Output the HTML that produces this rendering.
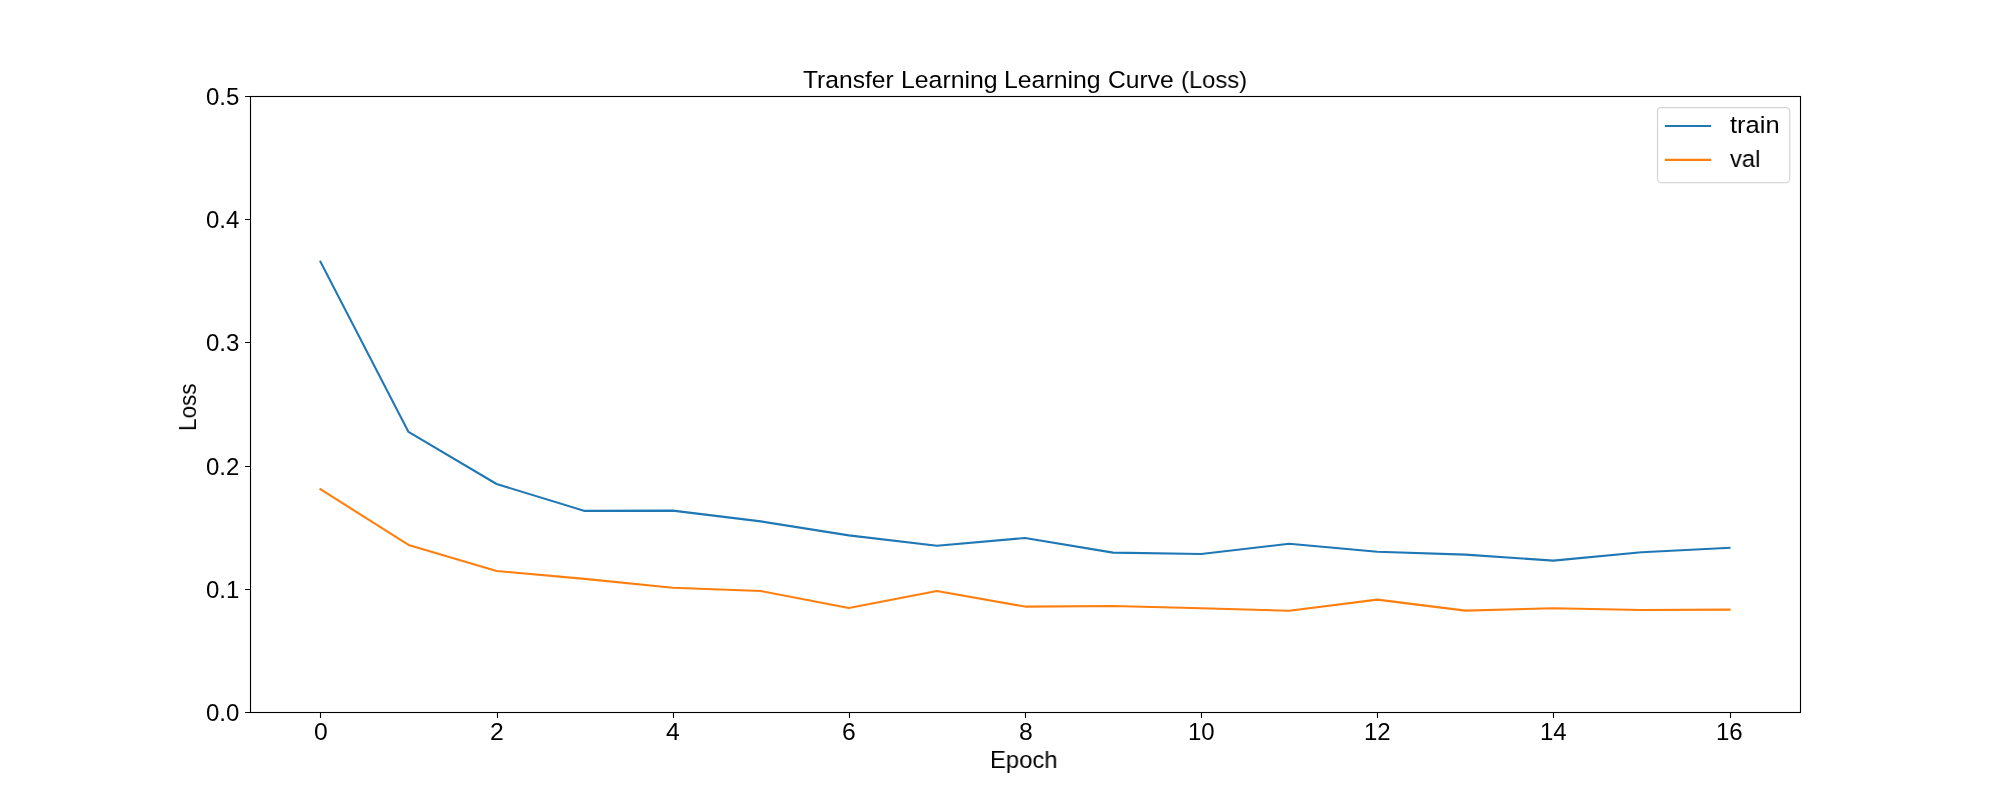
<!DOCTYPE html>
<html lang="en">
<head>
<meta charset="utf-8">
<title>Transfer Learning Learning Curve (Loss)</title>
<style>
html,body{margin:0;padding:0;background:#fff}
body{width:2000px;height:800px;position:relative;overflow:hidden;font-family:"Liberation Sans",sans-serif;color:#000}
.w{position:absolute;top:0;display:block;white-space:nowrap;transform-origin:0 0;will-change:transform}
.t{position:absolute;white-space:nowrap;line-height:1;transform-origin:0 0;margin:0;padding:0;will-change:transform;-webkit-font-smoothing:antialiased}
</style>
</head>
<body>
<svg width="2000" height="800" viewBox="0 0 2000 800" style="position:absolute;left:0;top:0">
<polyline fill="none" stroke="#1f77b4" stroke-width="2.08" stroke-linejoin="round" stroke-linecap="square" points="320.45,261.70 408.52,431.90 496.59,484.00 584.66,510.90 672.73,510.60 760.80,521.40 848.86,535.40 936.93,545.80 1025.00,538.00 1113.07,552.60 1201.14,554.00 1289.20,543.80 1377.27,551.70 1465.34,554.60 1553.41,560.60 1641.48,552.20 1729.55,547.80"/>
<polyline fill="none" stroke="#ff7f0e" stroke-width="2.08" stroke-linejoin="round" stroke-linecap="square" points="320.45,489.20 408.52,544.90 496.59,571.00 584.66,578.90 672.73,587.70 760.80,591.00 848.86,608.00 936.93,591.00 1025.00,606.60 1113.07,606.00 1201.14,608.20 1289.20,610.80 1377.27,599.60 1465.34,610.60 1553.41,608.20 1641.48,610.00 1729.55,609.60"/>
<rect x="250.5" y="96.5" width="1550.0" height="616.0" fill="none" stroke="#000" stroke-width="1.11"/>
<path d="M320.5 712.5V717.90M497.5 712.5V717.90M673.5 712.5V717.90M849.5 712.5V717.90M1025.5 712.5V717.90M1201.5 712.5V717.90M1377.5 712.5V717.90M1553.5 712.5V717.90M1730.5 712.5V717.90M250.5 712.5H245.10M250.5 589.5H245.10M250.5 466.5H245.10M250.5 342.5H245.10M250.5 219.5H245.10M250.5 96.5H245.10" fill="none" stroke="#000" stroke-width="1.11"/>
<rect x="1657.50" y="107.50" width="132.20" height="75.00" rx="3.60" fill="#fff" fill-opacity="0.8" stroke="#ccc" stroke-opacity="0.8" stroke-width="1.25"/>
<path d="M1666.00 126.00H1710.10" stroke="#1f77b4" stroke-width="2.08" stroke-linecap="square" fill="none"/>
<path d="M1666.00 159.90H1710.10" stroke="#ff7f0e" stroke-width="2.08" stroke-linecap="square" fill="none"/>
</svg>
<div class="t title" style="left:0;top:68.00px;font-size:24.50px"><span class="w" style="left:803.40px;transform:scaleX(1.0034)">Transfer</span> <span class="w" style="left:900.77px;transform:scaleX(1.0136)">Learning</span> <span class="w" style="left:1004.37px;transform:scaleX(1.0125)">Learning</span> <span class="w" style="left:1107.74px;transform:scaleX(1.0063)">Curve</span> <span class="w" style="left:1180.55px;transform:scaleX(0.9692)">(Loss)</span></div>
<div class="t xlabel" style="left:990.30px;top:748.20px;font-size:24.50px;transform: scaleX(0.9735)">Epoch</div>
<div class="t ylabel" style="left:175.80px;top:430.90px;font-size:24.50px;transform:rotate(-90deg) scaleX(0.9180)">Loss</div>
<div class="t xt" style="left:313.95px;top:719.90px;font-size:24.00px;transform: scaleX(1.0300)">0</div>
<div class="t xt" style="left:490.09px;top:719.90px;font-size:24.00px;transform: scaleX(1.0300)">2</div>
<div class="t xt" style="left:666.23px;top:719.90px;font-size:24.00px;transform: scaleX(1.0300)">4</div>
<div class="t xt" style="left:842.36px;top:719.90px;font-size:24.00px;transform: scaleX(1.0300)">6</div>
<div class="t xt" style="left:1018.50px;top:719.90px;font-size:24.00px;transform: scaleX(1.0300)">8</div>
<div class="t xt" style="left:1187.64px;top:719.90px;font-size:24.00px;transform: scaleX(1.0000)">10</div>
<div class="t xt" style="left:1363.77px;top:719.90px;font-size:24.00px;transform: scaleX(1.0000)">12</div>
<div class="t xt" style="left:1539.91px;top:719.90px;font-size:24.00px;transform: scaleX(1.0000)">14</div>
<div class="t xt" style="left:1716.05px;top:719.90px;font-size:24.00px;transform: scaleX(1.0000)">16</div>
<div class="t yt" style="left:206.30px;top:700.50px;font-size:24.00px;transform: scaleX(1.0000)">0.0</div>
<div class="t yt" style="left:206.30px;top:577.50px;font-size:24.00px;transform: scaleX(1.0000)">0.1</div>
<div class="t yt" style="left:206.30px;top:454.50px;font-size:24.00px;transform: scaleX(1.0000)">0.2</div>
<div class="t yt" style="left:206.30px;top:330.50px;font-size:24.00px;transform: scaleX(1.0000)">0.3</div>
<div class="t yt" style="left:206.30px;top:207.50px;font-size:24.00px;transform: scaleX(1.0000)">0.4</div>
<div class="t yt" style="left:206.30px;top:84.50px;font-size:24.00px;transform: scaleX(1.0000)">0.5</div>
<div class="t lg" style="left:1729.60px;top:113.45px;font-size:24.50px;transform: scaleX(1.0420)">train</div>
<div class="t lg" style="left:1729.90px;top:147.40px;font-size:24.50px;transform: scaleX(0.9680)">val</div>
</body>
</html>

==========

▶ Exercise requirements
Write out the whole listing exactly, and drop the pictures.

▶ Solution to this problem
Output the HTML that produces this rendering.
<!DOCTYPE html>
<html lang="en">
<head>
<meta charset="utf-8">
<title>Transfer Learning Learning Curve (Loss)</title>
<style>
html,body{margin:0;padding:0;background:#fff}
body{width:2000px;height:800px;position:relative;overflow:hidden;font-family:"Liberation Sans",sans-serif;color:#000}
.w{position:absolute;top:0;display:block;white-space:nowrap;transform-origin:0 0;will-change:transform}
.t{position:absolute;white-space:nowrap;line-height:1;transform-origin:0 0;margin:0;padding:0;will-change:transform;-webkit-font-smoothing:antialiased}
</style>
</head>
<body>
<svg width="2000" height="800" viewBox="0 0 2000 800" style="position:absolute;left:0;top:0">
<polyline fill="none" stroke="#1f77b4" stroke-width="2.08" stroke-linejoin="round" stroke-linecap="square" points="320.45,261.70 408.52,431.90 496.59,484.00 584.66,510.90 672.73,510.60 760.80,521.40 848.86,535.40 936.93,545.80 1025.00,538.00 1113.07,552.60 1201.14,554.00 1289.20,543.80 1377.27,551.70 1465.34,554.60 1553.41,560.60 1641.48,552.20 1729.55,547.80"/>
<polyline fill="none" stroke="#ff7f0e" stroke-width="2.08" stroke-linejoin="round" stroke-linecap="square" points="320.45,489.20 408.52,544.90 496.59,571.00 584.66,578.90 672.73,587.70 760.80,591.00 848.86,608.00 936.93,591.00 1025.00,606.60 1113.07,606.00 1201.14,608.20 1289.20,610.80 1377.27,599.60 1465.34,610.60 1553.41,608.20 1641.48,610.00 1729.55,609.60"/>
<rect x="250.5" y="96.5" width="1550.0" height="616.0" fill="none" stroke="#000" stroke-width="1.11"/>
<path d="M320.5 712.5V717.90M497.5 712.5V717.90M673.5 712.5V717.90M849.5 712.5V717.90M1025.5 712.5V717.90M1201.5 712.5V717.90M1377.5 712.5V717.90M1553.5 712.5V717.90M1730.5 712.5V717.90M250.5 712.5H245.10M250.5 589.5H245.10M250.5 466.5H245.10M250.5 342.5H245.10M250.5 219.5H245.10M250.5 96.5H245.10" fill="none" stroke="#000" stroke-width="1.11"/>
<rect x="1657.50" y="107.50" width="132.20" height="75.00" rx="3.60" fill="#fff" fill-opacity="0.8" stroke="#ccc" stroke-opacity="0.8" stroke-width="1.25"/>
<path d="M1666.00 126.00H1710.10" stroke="#1f77b4" stroke-width="2.08" stroke-linecap="square" fill="none"/>
<path d="M1666.00 159.90H1710.10" stroke="#ff7f0e" stroke-width="2.08" stroke-linecap="square" fill="none"/>
</svg>
<div class="t title" style="left:0;top:68.00px;font-size:24.50px"><span class="w" style="left:803.40px;transform:scaleX(1.0034)">Transfer</span> <span class="w" style="left:900.77px;transform:scaleX(1.0136)">Learning</span> <span class="w" style="left:1004.37px;transform:scaleX(1.0125)">Learning</span> <span class="w" style="left:1107.74px;transform:scaleX(1.0063)">Curve</span> <span class="w" style="left:1180.55px;transform:scaleX(0.9692)">(Loss)</span></div>
<div class="t xlabel" style="left:990.30px;top:748.20px;font-size:24.50px;transform: scaleX(0.9735)">Epoch</div>
<div class="t ylabel" style="left:175.80px;top:430.90px;font-size:24.50px;transform:rotate(-90deg) scaleX(0.9180)">Loss</div>
<div class="t xt" style="left:313.95px;top:719.90px;font-size:24.00px;transform: scaleX(1.0300)">0</div>
<div class="t xt" style="left:490.09px;top:719.90px;font-size:24.00px;transform: scaleX(1.0300)">2</div>
<div class="t xt" style="left:666.23px;top:719.90px;font-size:24.00px;transform: scaleX(1.0300)">4</div>
<div class="t xt" style="left:842.36px;top:719.90px;font-size:24.00px;transform: scaleX(1.0300)">6</div>
<div class="t xt" style="left:1018.50px;top:719.90px;font-size:24.00px;transform: scaleX(1.0300)">8</div>
<div class="t xt" style="left:1187.64px;top:719.90px;font-size:24.00px;transform: scaleX(1.0000)">10</div>
<div class="t xt" style="left:1363.77px;top:719.90px;font-size:24.00px;transform: scaleX(1.0000)">12</div>
<div class="t xt" style="left:1539.91px;top:719.90px;font-size:24.00px;transform: scaleX(1.0000)">14</div>
<div class="t xt" style="left:1716.05px;top:719.90px;font-size:24.00px;transform: scaleX(1.0000)">16</div>
<div class="t yt" style="left:206.30px;top:700.50px;font-size:24.00px;transform: scaleX(1.0000)">0.0</div>
<div class="t yt" style="left:206.30px;top:577.50px;font-size:24.00px;transform: scaleX(1.0000)">0.1</div>
<div class="t yt" style="left:206.30px;top:454.50px;font-size:24.00px;transform: scaleX(1.0000)">0.2</div>
<div class="t yt" style="left:206.30px;top:330.50px;font-size:24.00px;transform: scaleX(1.0000)">0.3</div>
<div class="t yt" style="left:206.30px;top:207.50px;font-size:24.00px;transform: scaleX(1.0000)">0.4</div>
<div class="t yt" style="left:206.30px;top:84.50px;font-size:24.00px;transform: scaleX(1.0000)">0.5</div>
<div class="t lg" style="left:1729.60px;top:113.45px;font-size:24.50px;transform: scaleX(1.0420)">train</div>
<div class="t lg" style="left:1729.90px;top:147.40px;font-size:24.50px;transform: scaleX(0.9680)">val</div>
</body>
</html>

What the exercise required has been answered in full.